Sheldon Rooney’s ‘nutty illustrator’ work is tough to crack. The self-taught, 38-year-old father, cook and St. Catharines artist creates work that varies in scope and dimensions, drawing influences from his childhood, his love of lines, the Bohemian Grove in San Francisco and his fear of pretty blonde ladies – his work is playful, serious and spirited all at the same time.
Growing up in a hockey family in Edmonton, Rooney cut his teeth emulating images from his favourite hockey cards.
“We were such a sports family that art was never really pushed or encouraged. Wait, I wouldn’t say we weren’t encouraged, but all of our time was taken up from travel hockey. It was almost sneaky, because it was pucks and that was it,” he explained.
“By dad was expecting my brother and I to be the Rooney brothers, and my brother actually ended up playing 15 years of hockey in Denmark and Germany.”
At 16 he bought his first guitar, and from there hockey kind of fizzled out of his life. Rooney is the kind of guy who can never sit still, never maintaining a specific art form or style, consistently moving from one thing to the next.

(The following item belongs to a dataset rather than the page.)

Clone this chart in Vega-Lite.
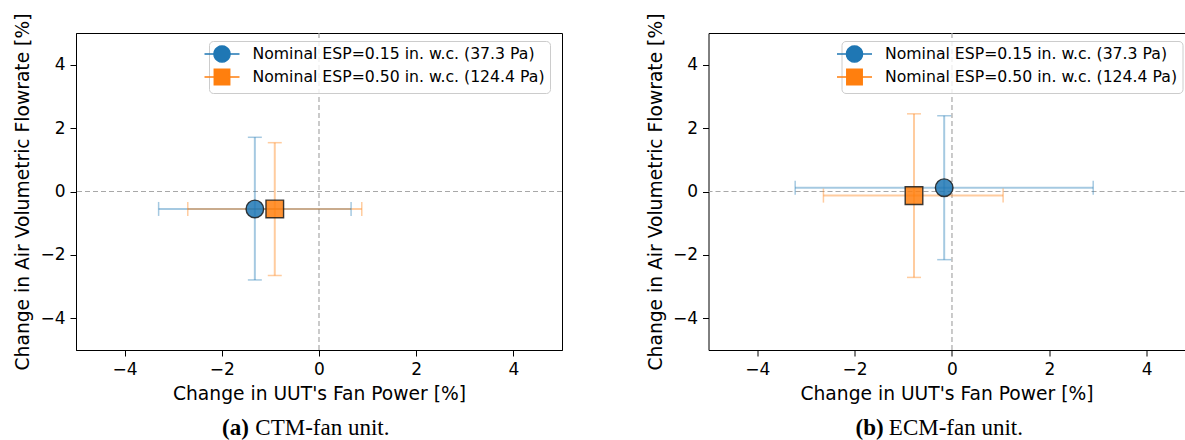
{
  "$schema": "https://vega.github.io/schema/vega-lite/v6.json",
  "background": "white",
  "padding": {"left": 13, "top": 12, "right": 0, "bottom": 0},
  "spacing": 81.5,
  "resolve": {"scale": {"color": "independent"}, "legend": {"color": "independent"}},
  "datasets": {
    "ctm": [
      {"series": "Nominal ESP=0.15 in. w.c. (37.3 Pa)", "x": -1.32, "y": -0.55, "xlo": -3.30, "xhi": 0.66, "ylo": -2.79, "yhi": 1.71},
      {"series": "Nominal ESP=0.50 in. w.c. (124.4 Pa)", "x": -0.91, "y": -0.55, "xlo": -2.70, "xhi": 0.88, "ylo": -2.65, "yhi": 1.54}
    ],
    "ecm": [
      {"series": "Nominal ESP=0.15 in. w.c. (37.3 Pa)", "x": -0.16, "y": 0.12, "xlo": -3.22, "xhi": 2.90, "ylo": -2.15, "yhi": 2.39},
      {"series": "Nominal ESP=0.50 in. w.c. (124.4 Pa)", "x": -0.78, "y": -0.13, "xlo": -2.64, "xhi": 1.05, "ylo": -2.71, "yhi": 2.45}
    ]
  },
  "hconcat": [
    {
      "width": 486,
      "height": 317,
      "data": {"name": "ctm"},
      "title": {"text": "(a)", "subtitle": "\u200b\u00a0\u00a0\u00a0\u00a0\u00a0\u2009CTM-fan unit.", "orient": "bottom", "anchor": "start", "frame": "group", "dx": 146, "fontWeight": "bold", "subtitleFontWeight": "normal", "subtitlePadding": -23, "offset": 14},
      "layer": [
        {"data": {"values": [{}]}, "mark": {"type": "rule", "strokeDash": [5, 3], "color": "#a8a8a8", "strokeWidth": 1.2},
         "encoding": {"x": {"datum": 0, "type": "quantitative", "axis": {"title": "Change in UUT's Fan Power [%]", "values": [-4, -2, 0, 2, 4]}, "scale": {"domain": [-5, 5], "nice": false, "zero": false}}}},
        {"data": {"values": [{}]}, "mark": {"type": "rule", "strokeDash": [5, 3], "color": "#a8a8a8", "strokeWidth": 1.2},
         "encoding": {"y": {"datum": 0, "type": "quantitative", "axis": {"title": "Change in Air Volumetric Flowrate [%]", "values": [-4, -2, 0, 2, 4]}, "scale": {"domain": [-5, 5], "nice": false, "zero": false}}}},
        {"mark": {"type": "rule", "strokeWidth": 2, "opacity": 0.4},
         "encoding": {"x": {"field": "xlo", "type": "quantitative", "axis": {"title": "Change in UUT's Fan Power [%]", "values": [-4, -2, 0, 2, 4]}}, "x2": {"field": "xhi"},
                      "y": {"field": "y", "type": "quantitative", "axis": {"title": "Change in Air Volumetric Flowrate [%]", "values": [-4, -2, 0, 2, 4]}},
                      "color": {"field": "series", "type": "nominal", "scale": {"domain": ["Nominal ESP=0.15 in. w.c. (37.3 Pa)", "Nominal ESP=0.50 in. w.c. (124.4 Pa)"], "range": ["#1f77b4", "#ff7f0e"]},
                        "legend": {"orient": "none", "legendX": 133, "legendY": 8, "title": null, "symbolOpacity": 1,
                          "encoding": {"symbols": {
                            "shape": {"condition": {"test": "datum.index == 0", "value": "M-2.5,0H-1.15M1.15,0H2.5M1.15,0L1.094,0.355L0.93,0.676L0.676,0.93L0.355,1.094L0,1.15L-0.355,1.094L-0.676,0.93L-0.93,0.676L-1.094,0.355L-1.15,0L-1.094,-0.355L-0.93,-0.676L-0.676,-0.93L-0.355,-1.094L0,-1.15L0.355,-1.094L0.676,-0.93L0.93,-0.676L1.094,-0.355Z"}, "value": "M-2.5,0H-1.1M1.1,0H2.5M-1.1,-1.1H1.1V1.1H-1.1Z"},
                            "fill": {"condition": {"test": "datum.index == 0", "value": "#1f77b4"}, "value": "#ff7f0e"},
                            "stroke": {"condition": {"test": "datum.index == 0", "value": "#1f77b4"}, "value": "#ff7f0e"}
                          }}}}}},
        {"mark": {"type": "rule", "strokeWidth": 2, "opacity": 0.4},
         "encoding": {"x": {"field": "x", "type": "quantitative", "axis": {"title": "Change in UUT's Fan Power [%]", "values": [-4, -2, 0, 2, 4]}},
                      "y": {"field": "ylo", "type": "quantitative", "axis": {"title": "Change in Air Volumetric Flowrate [%]", "values": [-4, -2, 0, 2, 4]}}, "y2": {"field": "yhi"},
                      "color": {"field": "series", "type": "nominal"}}},
        {"transform": [{"fold": ["xlo", "xhi"], "as": ["end", "xv"]}],
         "mark": {"type": "tick", "orient": "vertical", "size": 14, "thickness": 1.5, "opacity": 0.4},
         "encoding": {"x": {"field": "xv", "type": "quantitative", "axis": {"title": "Change in UUT's Fan Power [%]", "values": [-4, -2, 0, 2, 4]}},
                      "y": {"field": "y", "type": "quantitative", "axis": {"title": "Change in Air Volumetric Flowrate [%]", "values": [-4, -2, 0, 2, 4]}},
                      "color": {"field": "series", "type": "nominal"}}},
        {"transform": [{"fold": ["ylo", "yhi"], "as": ["end", "yv"]}],
         "mark": {"type": "tick", "orient": "horizontal", "size": 14, "thickness": 1.5, "opacity": 0.4},
         "encoding": {"x": {"field": "x", "type": "quantitative", "axis": {"title": "Change in UUT's Fan Power [%]", "values": [-4, -2, 0, 2, 4]}},
                      "y": {"field": "yv", "type": "quantitative", "axis": {"title": "Change in Air Volumetric Flowrate [%]", "values": [-4, -2, 0, 2, 4]}},
                      "color": {"field": "series", "type": "nominal"}}},
        {"transform": [{"filter": "datum.series == 'Nominal ESP=0.15 in. w.c. (37.3 Pa)'"}],
         "mark": {"type": "point", "shape": "circle", "filled": true, "size": 310, "opacity": 1, "fillOpacity": 0.85, "stroke": "#1a1a1a", "strokeOpacity": 0.85, "strokeWidth": 1.4},
         "encoding": {
           "x": {"field": "x", "type": "quantitative", "axis": {"title": "Change in UUT's Fan Power [%]", "values": [-4, -2, 0, 2, 4]}},
           "y": {"field": "y", "type": "quantitative", "axis": {"title": "Change in Air Volumetric Flowrate [%]", "values": [-4, -2, 0, 2, 4]}},
           "color": {"field": "series", "type": "nominal"}
         }},
        {"transform": [{"filter": "datum.series == 'Nominal ESP=0.50 in. w.c. (124.4 Pa)'"}],
         "mark": {"type": "point", "shape": "square", "filled": true, "size": 310, "opacity": 1, "fillOpacity": 0.85, "stroke": "#1a1a1a", "strokeOpacity": 0.85, "strokeWidth": 1.4},
         "encoding": {
           "x": {"field": "x", "type": "quantitative", "axis": {"title": "Change in UUT's Fan Power [%]", "values": [-4, -2, 0, 2, 4]}},
           "y": {"field": "y", "type": "quantitative", "axis": {"title": "Change in Air Volumetric Flowrate [%]", "values": [-4, -2, 0, 2, 4]}},
           "color": {"field": "series", "type": "nominal"}
         }}
      ]
    },
    {
      "width": 476,
      "height": 317,
      "data": {"name": "ecm"},
      "view": {"stroke": null},
      "title": {"text": "(b)", "subtitle": "\u200b\u00a0\u00a0\u00a0\u00a0\u00a0\u2009ECM-fan unit.", "orient": "bottom", "anchor": "start", "frame": "group", "dx": 147, "fontWeight": "bold", "subtitleFontWeight": "normal", "subtitlePadding": -23, "offset": 14},
      "resolve": {"axis": {"x": "independent"}},
      "layer": [
        {"data": {"values": [{}]}, "mark": {"type": "rule", "strokeDash": [5, 3], "color": "#a8a8a8", "strokeWidth": 1.2},
         "encoding": {"x": {"datum": 0, "type": "quantitative", "axis": {"orient": "top", "labels": false, "ticks": false, "title": null, "domain": true}, "scale": {"domain": [-5, 4.775], "nice": false, "zero": false}}}},
        {"data": {"values": [{}]}, "mark": {"type": "rule", "strokeDash": [5, 3], "color": "#a8a8a8", "strokeWidth": 1.2},
         "encoding": {"y": {"datum": 0, "type": "quantitative", "axis": {"title": "Change in Air Volumetric Flowrate [%]", "values": [-4, -2, 0, 2, 4]}, "scale": {"domain": [-5, 5], "nice": false, "zero": false}}}},
        {"mark": {"type": "rule", "strokeWidth": 2, "opacity": 0.4},
         "encoding": {"x": {"field": "xlo", "type": "quantitative", "axis": null}, "x2": {"field": "xhi"},
                      "y": {"field": "y", "type": "quantitative", "axis": {"title": "Change in Air Volumetric Flowrate [%]", "values": [-4, -2, 0, 2, 4]}},
                      "color": {"field": "series", "type": "nominal", "scale": {"domain": ["Nominal ESP=0.15 in. w.c. (37.3 Pa)", "Nominal ESP=0.50 in. w.c. (124.4 Pa)"], "range": ["#1f77b4", "#ff7f0e"]},
                        "legend": {"orient": "none", "legendX": 133, "legendY": 8, "title": null, "symbolOpacity": 1,
                          "encoding": {"symbols": {
                            "shape": {"condition": {"test": "datum.index == 0", "value": "M-2.5,0H-1.15M1.15,0H2.5M1.15,0L1.094,0.355L0.93,0.676L0.676,0.93L0.355,1.094L0,1.15L-0.355,1.094L-0.676,0.93L-0.93,0.676L-1.094,0.355L-1.15,0L-1.094,-0.355L-0.93,-0.676L-0.676,-0.93L-0.355,-1.094L0,-1.15L0.355,-1.094L0.676,-0.93L0.93,-0.676L1.094,-0.355Z"}, "value": "M-2.5,0H-1.1M1.1,0H2.5M-1.1,-1.1H1.1V1.1H-1.1Z"},
                            "fill": {"condition": {"test": "datum.index == 0", "value": "#1f77b4"}, "value": "#ff7f0e"},
                            "stroke": {"condition": {"test": "datum.index == 0", "value": "#1f77b4"}, "value": "#ff7f0e"}
                          }}}}}},
        {"mark": {"type": "rule", "strokeWidth": 2, "opacity": 0.4},
         "encoding": {"x": {"field": "x", "type": "quantitative", "axis": null},
                      "y": {"field": "ylo", "type": "quantitative", "axis": {"title": "Change in Air Volumetric Flowrate [%]", "values": [-4, -2, 0, 2, 4]}}, "y2": {"field": "yhi"},
                      "color": {"field": "series", "type": "nominal"}}},
        {"transform": [{"fold": ["xlo", "xhi"], "as": ["end", "xv"]}],
         "mark": {"type": "tick", "orient": "vertical", "size": 14, "thickness": 1.5, "opacity": 0.4},
         "encoding": {"x": {"field": "xv", "type": "quantitative", "axis": null},
                      "y": {"field": "y", "type": "quantitative", "axis": {"title": "Change in Air Volumetric Flowrate [%]", "values": [-4, -2, 0, 2, 4]}},
                      "color": {"field": "series", "type": "nominal"}}},
        {"transform": [{"fold": ["ylo", "yhi"], "as": ["end", "yv"]}],
         "mark": {"type": "tick", "orient": "horizontal", "size": 14, "thickness": 1.5, "opacity": 0.4},
         "encoding": {"x": {"field": "x", "type": "quantitative", "axis": null},
                      "y": {"field": "yv", "type": "quantitative", "axis": {"title": "Change in Air Volumetric Flowrate [%]", "values": [-4, -2, 0, 2, 4]}},
                      "color": {"field": "series", "type": "nominal"}}},
        {"transform": [{"filter": "datum.series == 'Nominal ESP=0.15 in. w.c. (37.3 Pa)'"}],
         "mark": {"type": "point", "shape": "circle", "filled": true, "size": 310, "opacity": 1, "fillOpacity": 0.85, "stroke": "#1a1a1a", "strokeOpacity": 0.85, "strokeWidth": 1.4},
         "encoding": {
           "x": {"field": "x", "type": "quantitative", "axis": {"title": "Change in UUT's Fan Power [%]", "values": [-4, -2, 0, 2, 4]}},
           "y": {"field": "y", "type": "quantitative", "axis": {"title": "Change in Air Volumetric Flowrate [%]", "values": [-4, -2, 0, 2, 4]}},
           "color": {"field": "series", "type": "nominal"}
         }},
        {"transform": [{"filter": "datum.series == 'Nominal ESP=0.50 in. w.c. (124.4 Pa)'"}],
         "mark": {"type": "point", "shape": "square", "filled": true, "size": 310, "opacity": 1, "fillOpacity": 0.85, "stroke": "#1a1a1a", "strokeOpacity": 0.85, "strokeWidth": 1.4},
         "encoding": {
           "x": {"field": "x", "type": "quantitative", "axis": null},
           "y": {"field": "y", "type": "quantitative", "axis": {"title": "Change in Air Volumetric Flowrate [%]", "values": [-4, -2, 0, 2, 4]}},
           "color": {"field": "series", "type": "nominal"}
         }}
      ]
    }
  ],
  "config": {
    "font": "DejaVu Sans",
    "view": {"stroke": "black", "strokeWidth": 1},
    "axis": {"labelFont": "DejaVu Sans", "labelFontSize": 17, "labelColor": "black", "titleFont": "DejaVu Sans", "titleFontSize": 18.7, "titleFontWeight": "normal", "titleColor": "black",
             "domainColor": "black", "tickColor": "black", "grid": false, "tickSize": 6, "labelPadding": 5, "titlePadding": 7},
    "legend": {"labelFont": "DejaVu Sans", "labelFontSize": 15.7, "labelColor": "black", "labelLimit": 500, "symbolSize": 196, "symbolStrokeWidth": 1.5,
               "labelOffset": 22.5, "rowPadding": 0, "padding": 5, "fillColor": "rgba(255,255,255,0.8)", "strokeColor": "#cccccc", "cornerRadius": 4},
    "title": {"font": "Liberation Serif", "fontSize": 23, "color": "black", "subtitleFont": "Liberation Serif", "subtitleFontSize": 23, "subtitleColor": "black"}
  }
}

“I would play music for six months and then put it down, but then I would get sick of it and work on my art. Then I’d stop and write a lot. It has always been a cycle for me,” he said. “Once I’m exhausted on something the other things pick up again and seem fresh.”
You can see it in his work, which varies from recreations of childhood buttons, to playful comic images of toys — “the mail-lady thought I was insane because of the amount of small mail I received everyday” — to his pyrography, and his intricate drawings (cover/left).
His exhibition, taking place from May 19-June 2 at the Niagara Artists Centre [NAC] in St. Catharines, “tries to show as many aspects as to what I’m in to with my art.”
His buttons “are a preservation of the old days, there is not one past ’89, they’re important, the messages are lost now. Badges taught kids things.”
His pyrography inspired by the Bohemian Grove comes from a dark time in his life – “I dated this girl who was way too young for me and she spun my head around, so I did nothing but made art, tears and everything you can think of went into those works.”
His vivid, fluorescent and intricate drawings came from his addiction to drawing lines, “the hair was what drew me into them. I didn’t go to school. I’m not a skilled painter. I just fell in love with the line-drawing thing,” he explained. “They’re just supposed to take you somewhere. I mostly just like making stuff that people want to look at.”
Rooney has been off the grid for nearly 10 years. He has shown work in the past at the NAC and the now defunct CRAM in the past, and he used to play in the bands Records for Disposal and Legendary Weapons.
“I went through a pretty horrible custody battle a while back. I never thought I’d have kids, but all I could think about was him,” he said. “Everything had to shut down. I didn’t go out, I dropped off the face of the Earth. I used to have shows every six months, I was pumping pieces out every six months. But, I had to fight for this boy. As he got older and everything got worked out, the skies cleared.”
Now with a sense of vibrancy and enthusiasm, Rooney is gearing up for his first show in nearly 10 years.
“Right now I’m feeling so good. It’s been a long battle, and its all just coming out of my brain.”
The opening reception for Sheldon Rooney as The Nutty Illustrator takes place at the Niagara Artists Centre on May 26 at 5:30pm.